Proving that a minimal spanning set is linearly independent Proving that a minimal spanning set is linearly independent.
Show that the two statements are equivalent:


*

*$\textbf{S}$ spans $\textbf{V}$ but any proper subset of $\textbf{S}$ does not span $\textbf{V}$.

*$\textbf{S}$ is linearly independent and any subset of $\textbf{V}$ properly containing $\textbf{S}$ is linearly dependent.

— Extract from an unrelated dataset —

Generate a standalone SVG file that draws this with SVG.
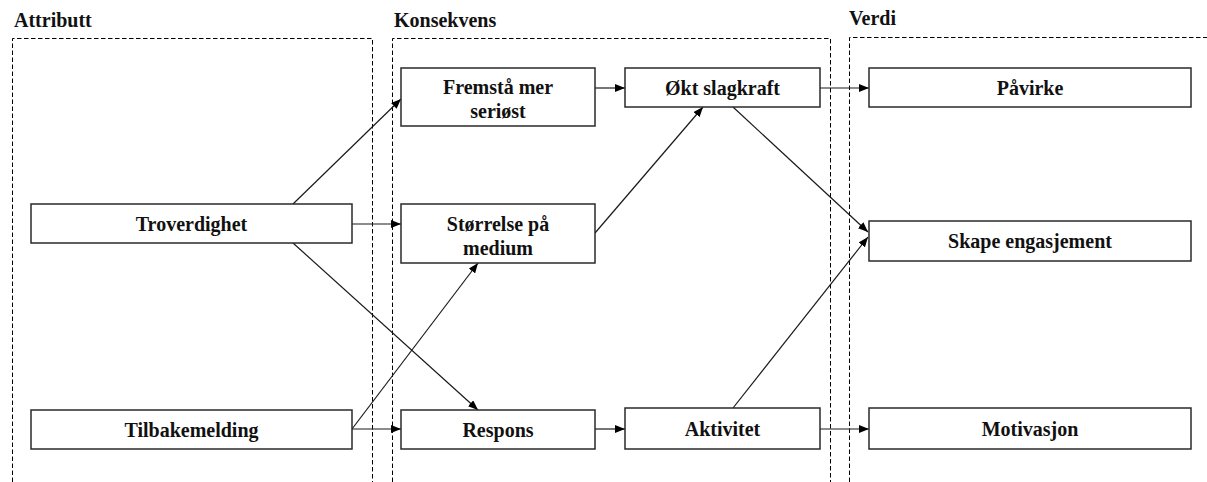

What I have tried for the first part is a proof by contradiction, can someone please tell me if this is right or not:-
Let $\textbf{S} = \{v_1,v_2,\ldots,v_n\}$
Assume that $\textbf{S}$ is linearly dependent. This implies that there must be at least one vector say $v_k$ with $1 \leq k \leq n$ such that $v_k$ can be expressed as a linear combination of $S'=\{v_1,\ldots,v_{k-1},v_{k+1},\ldots,v_n\}$ but then Span{$\textbf{S}$}=Span$\{v_1,\ldots,v_{k-1},v_{k+1},\ldots,v_n\}$=V. This is a contradiction since $S' \subset \textbf{S}$ Hence assumption is false and $\textbf{S}$ is linearly independent. Is this correct so far? 
How would I go about showing the second part? In my opinion it's not always true, since you can have a vector say $v_{n+1}$ which is a linear combination of the vectors in S, and then a subset of V say $\textbf{S}\cup v_{n+1}$ will not be linearly independent.
 A: I assume that property 2 reads

$S$ is linearly independent and any subset of $V$ properly containing $S$ is linearly dependent.

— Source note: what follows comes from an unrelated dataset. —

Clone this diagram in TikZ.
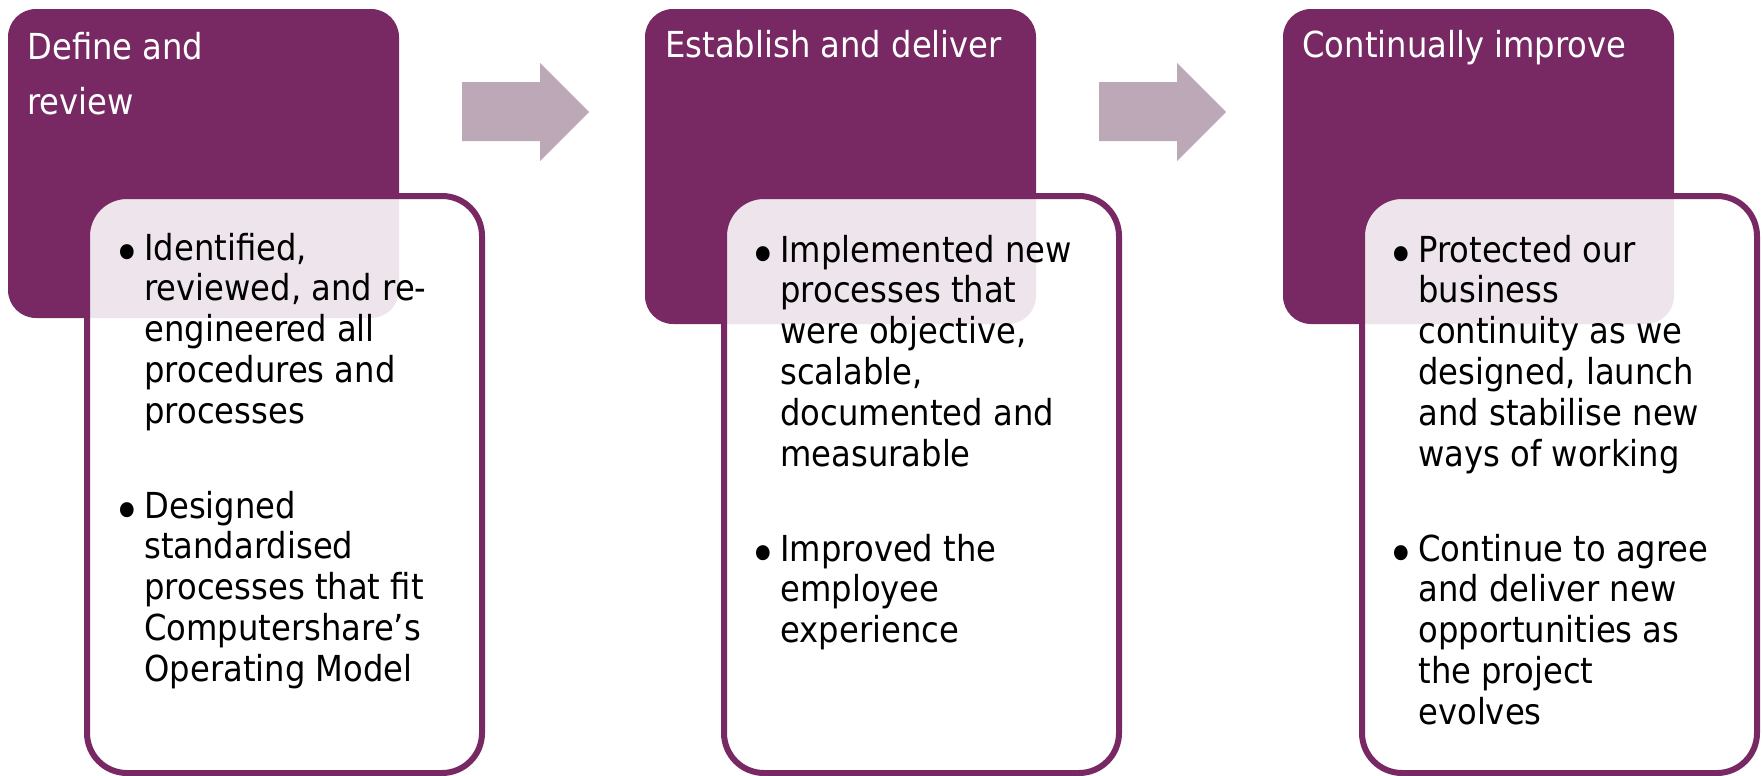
\documentclass[tikz,border=0pt]{standalone}
\usepackage{fontspec}
\setmainfont{DejaVu Sans}[FakeStretch=0.9]
\definecolor{plum}{RGB}{120,40,98}
\definecolor{arrowgrey}{RGB}{188,168,182}
% left-aligned lines whose reference point is the first baseline
\newcommand\toplines[1]{\vtop{\halign{##\hfil\cr#1\crcr}}}
\begin{document}
\begin{tikzpicture}[x=0.5pt,y=-0.5pt,
  stage/.style={fill=plum, rounded corners=14pt, minimum width=195.5pt,
    inner sep=0pt, outer sep=0pt, anchor=north west},
  detail/.style={draw=plum, line width=3pt, fill=white, fill opacity=0.88,
    rounded corners=20pt, minimum width=197.5pt, minimum height=288.5pt,
    inner sep=0pt, outer sep=0pt, anchor=north west},
  heading/.style={text=white, anchor=base west, inner sep=0pt,
    font=\fontsize{17.9}{27.5}\selectfont},
  item/.style={text=black, anchor=base west, inner sep=0pt,
    font=\fontsize{17.9}{20.4}\selectfont},
  % larger bullet glyph, its baseline lowered so the dot sits at mid x-height
  dot/.style={text=black, anchor=base, inner sep=0pt, yshift=-5.5pt,
    font=\fontsize{26}{26}\selectfont},
  flow/.style={fill=arrowgrey}]
\useasboundingbox (0,0) rectangle (1763,776);

% purple stage boxes
\node[stage, minimum height=154.5pt] (s1) at (8,9) {};
\node[stage, minimum height=157.5pt] (s2) at (645,9) {};
\node[stage, minimum height=157.5pt] (s3) at (1283,9) {};

% stage headings
\node[heading] (h1) at (27,60) {\toplines{Define and\cr review}};
\node[heading] (h2) at (665,57) {Establish and deliver};
\node[heading] (h3) at (1302,57) {Continually improve};

% block arrows between the stages
\foreach \ax [count=\i] in {462,1099} {
  \coordinate (a\i) at (\ax,82);
  \fill[flow] (a\i) -- ++(78,0) -- ++(0,-19) -- ++(49,49) -- ++(-49,49)
    -- ++(0,-20) -- ++(-78,0) -- cycle;
}

% outlined detail boxes overlapping the stages
\node[detail] (d1) at (87,196) {};
\node[detail] (d2) at (724,196) {};
\node[detail] (d3) at (1362,196) {};

% bullet lists
\node[dot] (b11) at (127,260) {•};
\node[item] (t11) at (144,260) {\toplines{Identified,\cr reviewed, and re-\cr engineered all\cr procedures and\cr processes}};
\node[dot] (b12) at (127,518) {•};
\node[item] (t12) at (144,518) {\toplines{Designed\cr standardised\cr processes that fit\cr Computershare’s\cr Operating Model}};

\node[dot] (b21) at (763,262) {•};
\node[item] (t21) at (780,262) {\toplines{Implemented new\cr processes that\cr were objective,\cr scalable,\cr documented and\cr measurable}};
\node[dot] (b22) at (763,561) {•};
\node[item] (t22) at (780,561) {\toplines{Improved the\cr employee\cr experience}};

\node[dot] (b31) at (1401,262) {•};
\node[item] (t31) at (1418,262) {\toplines{Protected our\cr business\cr continuity as we\cr designed, launch\cr and stabilise new\cr ways of working}};
\node[dot] (b32) at (1401,561) {•};
\node[item] (t32) at (1418,561) {\toplines{Continue to agree\cr and deliver new\cr opportunities as\cr the project\cr evolves}};
\end{tikzpicture}
\end{document}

Property 2 as written in the question is false for every set $S$, because $S\cup\{0\}$ is a subset of $V$ containing $S$ and is linearly dependent.
I'll also assume as known that, if $S$ is a subset of $V$, $v\in S$ and $v$ is a linear combination of $S\setminus\{v\}$, then $\operatorname{Span}(S)=\operatorname{Span}(S\setminus\{v\})$.

(1)$\implies$(2) Assume (1) and suppose $S$ is linearly dependent. This means that there is $v\in S$ such that $v$ is a linear combination of $S\setminus\{v\}$. But then $S\setminus\{v\}$ is a spanning set of $V$, contradicting (1). [This is already in the question and is correct.]
Let $T$ be a subset of $V$ properly containing $S$. If $v\in T\setminus S$, then $v$ is a linear combination of $S$, which implies $v$ is a linear combination of $T\setminus\{v\}$, so $T$ is linearly dependent.
(2)$\implies$(1) Assume (2). Let $v\in V$; if $v\notin S$, then $S\cup\{v\}$ is linearly dependent by hypothesis. Therefore there are $v_1,v_2,\dots,v_n\in S$ and scalars $\alpha,\alpha_1,\dots,\alpha_n$, not all zero, such that
$$
\alpha v+\alpha_1v_1+\dots+\alpha_nv_n=0
$$
But $\alpha=0$ would also imply $\alpha_1=\alpha_2=\dots=\alpha_n=0$, contrary to the hypotheses. Hence $\alpha\ne0$ and $v\in\operatorname{Span}(S)$.
It remains to show that no proper subset of $S$ is a spanning set. Suppose $T\subsetneq S$ is a spanning set. Then $S$, which properly contains a spanning set, is linearly dependent.